In the photo that graced the poster for DiRado’s show at the Worcester Art Museum, a young woman applies lipstick with a look of utter concentration. Her hair, an exuberant spill of eighties curls, makes a silhouette on the column behind her. The young woman is Cara Jean Cosenza. She wasn’t at the mall just to hang out; she was working two jobs, at two different stores, trying to save up money for college. But Cara, who went by Venus then, also wrote poetry and sewed her own clothes, and she thought of the Galleria as a place to show off her distinctive sense of style. In the shot, she’s wearing a dress made out of an oversized shirt, on which she had written all the lyrics to the Prince song “17 Days.” A long earring in the shape of the letters “WXYZ” dangles from one ear. DiRado took some more straightforward portraits of her that day, but he picked this one, in which Cara is preparing herself to be seen as she wants to be seen, finding an intimate moment within a vast, unintimate space.
“Venus, June 15, 1986.”
Cara, now Cara Marco, stayed in the Worcester area, where her parents owned a number of beauty salons.
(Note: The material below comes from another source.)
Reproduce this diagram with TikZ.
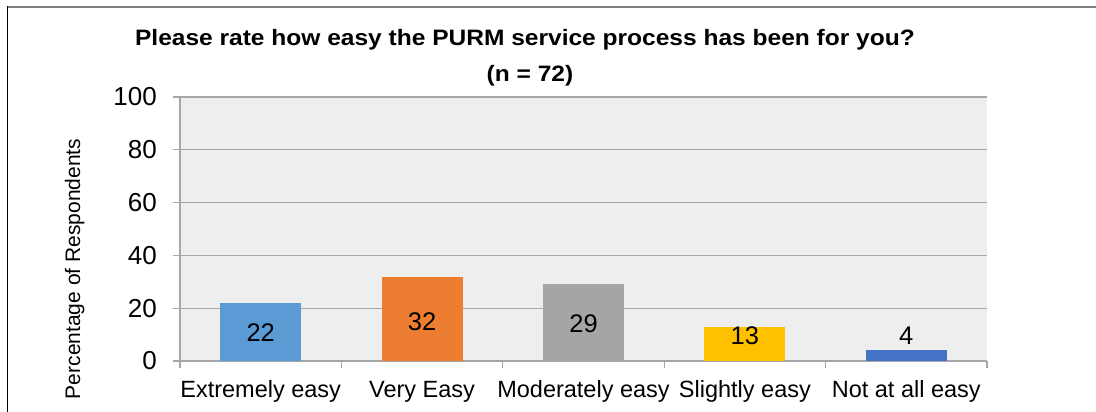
\documentclass[tikz,border=0pt]{standalone}
\usepackage{fontspec}
\setmainfont{Liberation Sans}
\definecolor{plotbg}{HTML}{EEEEEE}
\definecolor{gridc}{HTML}{A6A6A6}
\definecolor{frametop}{HTML}{808080}
\definecolor{cblue}{HTML}{5B9BD5}
\definecolor{corange}{HTML}{ED7D31}
\definecolor{cgray}{HTML}{A5A5A5}
\definecolor{cgold}{HTML}{FFC000}
\definecolor{cdblue}{HTML}{4472C4}
\begin{document}
\begin{tikzpicture}[x=1pt,y=-1pt,
  gridline/.style={draw=gridc,line width=1.3pt},
  barbox/.style={draw=none},
  ticklab/.style={anchor=east,inner sep=0pt,font=\fontsize{26}{30}\selectfont},
  catlab/.style={anchor=base,inner sep=0pt,font=\fontsize{23.5}{28}\selectfont},
  vallab/.style={anchor=base,inner sep=0pt,font=\fontsize{25.5}{30}\selectfont},
  titlelab/.style={anchor=base,inner sep=0pt,xscale=1.1,font=\bfseries\fontsize{22.3}{26}\selectfont}]
\useasboundingbox (0,0) rectangle (1096,412);
\fill[white] (0,0) rectangle (1096,412);
% frame
\draw[frametop,line width=2pt] (7,7.5) -- (1096,7.5);
\draw[black,line width=1.2pt] (7.3,6.5) -- (7.3,412);
% plot area
\fill[plotbg] (180,97) rectangle (987,361);
\foreach \v in {20,40,60,80,100}{
  \draw[gridline] (173,{361-2.64*\v}) -- (987,{361-2.64*\v});
}
\draw[gridline] (173,361) -- (987,361);
\draw[gridline] (180,97) -- (180,368);
\foreach \i in {1,...,5}{
  \draw[gridline] ({180+161.4*\i},361) -- ({180+161.4*\i},368);
}
% tick labels
\foreach \v in {0,20,40,60,80,100}{
  \node[ticklab] (t\v) at (157,{361-2.64*\v}) {\v};
}
% bars
\fill[cblue]   (220.2,{361-2.64*22}) rectangle (301.2,361);
\fill[corange] (381.6,{361-2.64*32}) rectangle (462.6,361);
\fill[cgray]   (543.0,{361-2.64*29}) rectangle (624.0,361);
\fill[cgold]   (704.4,{361-2.64*13}) rectangle (785.4,361);
\fill[cdblue]  (865.8,{361-2.64*4})  rectangle (946.8,361);
% value labels
\node[vallab] (v1) at (260.7,341.7) {22};
\node[vallab] (v2) at (422.1,330) {32};
\node[vallab] (v3) at (583.5,332.3) {29};
\node[vallab] (v4) at (744.9,344) {13};
\node[vallab] (v5) at (906.3,344) {4};
% category labels
\node[catlab] (c1) at (260.7,397.7) {Extremely easy};
\node[catlab] (c2) at (422.1,397.7) {Very Easy};
\node[catlab] (c3) at (583.5,397.7) {Moderately easy};
\node[catlab] (c4) at (744.9,397.7) {Slightly easy};
\node[catlab] (c5) at (906.3,397.7) {Not at all easy};
% axis title
\node[rotate=90,anchor=base,inner sep=0pt,font=\fontsize{21}{25}\selectfont] (ytitle) at (80,269) {Percentage of Respondents};
% chart title
\node[titlelab] (title1) at (525,46) {Please rate how easy the PURM service process has been for you?};
\node[titlelab] (title2) at (530,81.7) {(n = 72)};
\end{tikzpicture}
\end{document}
She grew up to be a school psychologist and administrator, work that she loves. “Spoiler alert,” she said at the beginning of a recent Zoom chat, “I turned out O.K.!” Cara said that she often thought the experience of being noticed and photographed by DiRado, and then seeing the image of herself hanging in the museum, on an opening night that felt red-carpet special for Worcester, was “a point of impact on my life,” encouraging her to strive for things she might not have otherwise. “It validated that internal voice, that omniscient narrator that played on a loop throughout my entire adolescence—you’re different, you’re special.” The mall had been her stage, as it had been for so many others, and DiRado had memorialized her turn upon it.
“Diane, Thursday Afternoon, July 5, 1984.”
“Nancy and Johanna, Day Before Madonna Came to Town, June 1, 1985.”